Using the commands, you can manage to build identifiers on the client, but still relying on the server side identifier generator. Simply point out for which prefix you want to fetch the next available identifier number. Look at the example:

var command = new NextIdentityForCommand("products");
session.Advanced.RequestExecutor.Execute(command, session.Advanced.Context);
var identity = command.Result;

var doc = new DynamicJsonValue
{
    ["Name"] = "My RavenDB"
};

var blittableDoc = session.Advanced.EntityToBlittable.ConvertEntityToBlittable(doc, null);

var putCommand = new PutDocumentCommand("products/" + identity, null, blittableDoc);

session.Advanced.RequestExecutor.Execute(putCommand, session.Advanced.Context);

Note that such construction requires going to the server twice in order to add a single document. The call of session.Advanced.RequestExecutor.Execute(command, session.Advanced.Context) is necessary for every entity you want to store.
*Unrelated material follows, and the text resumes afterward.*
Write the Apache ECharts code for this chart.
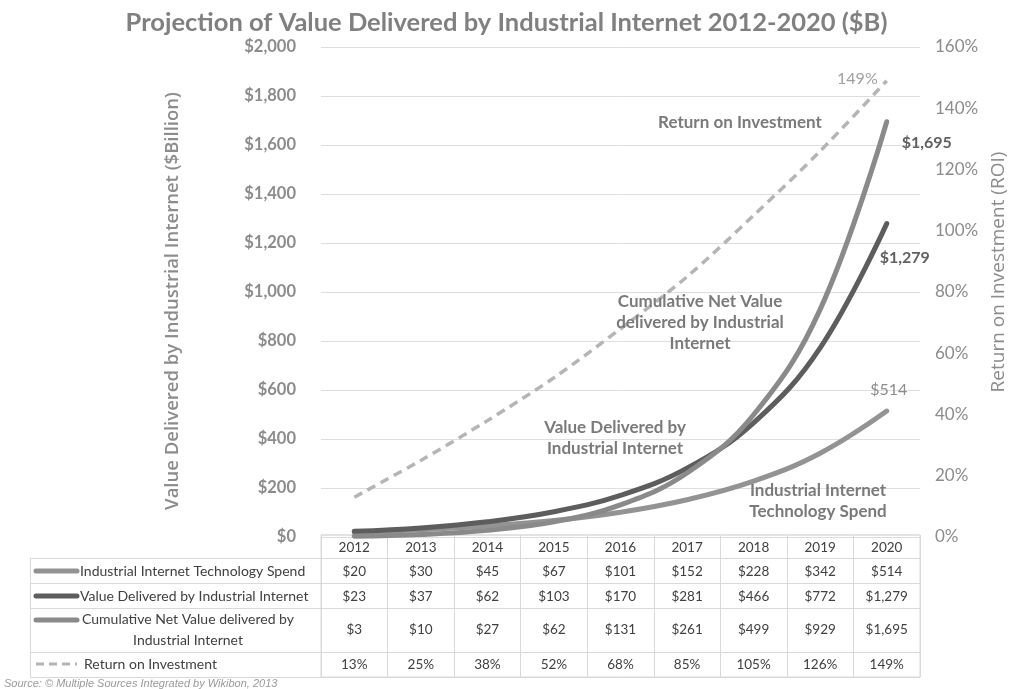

Asking the server about the next identifier results in increasing this value on the server side. You cannot simply get the next available identifier and use it to create the identifiers for the whole collection of the same type objects by locally incrementing this value because you can accidentally overwrite the document or get a conflict exception if someone else is putting documents using the identifier mechanism.

There are dedicated commands that allow you to set identifier values for a single given prefix:

var seedIdentityCommand = new SeedIdentityForCommand("products", 1994);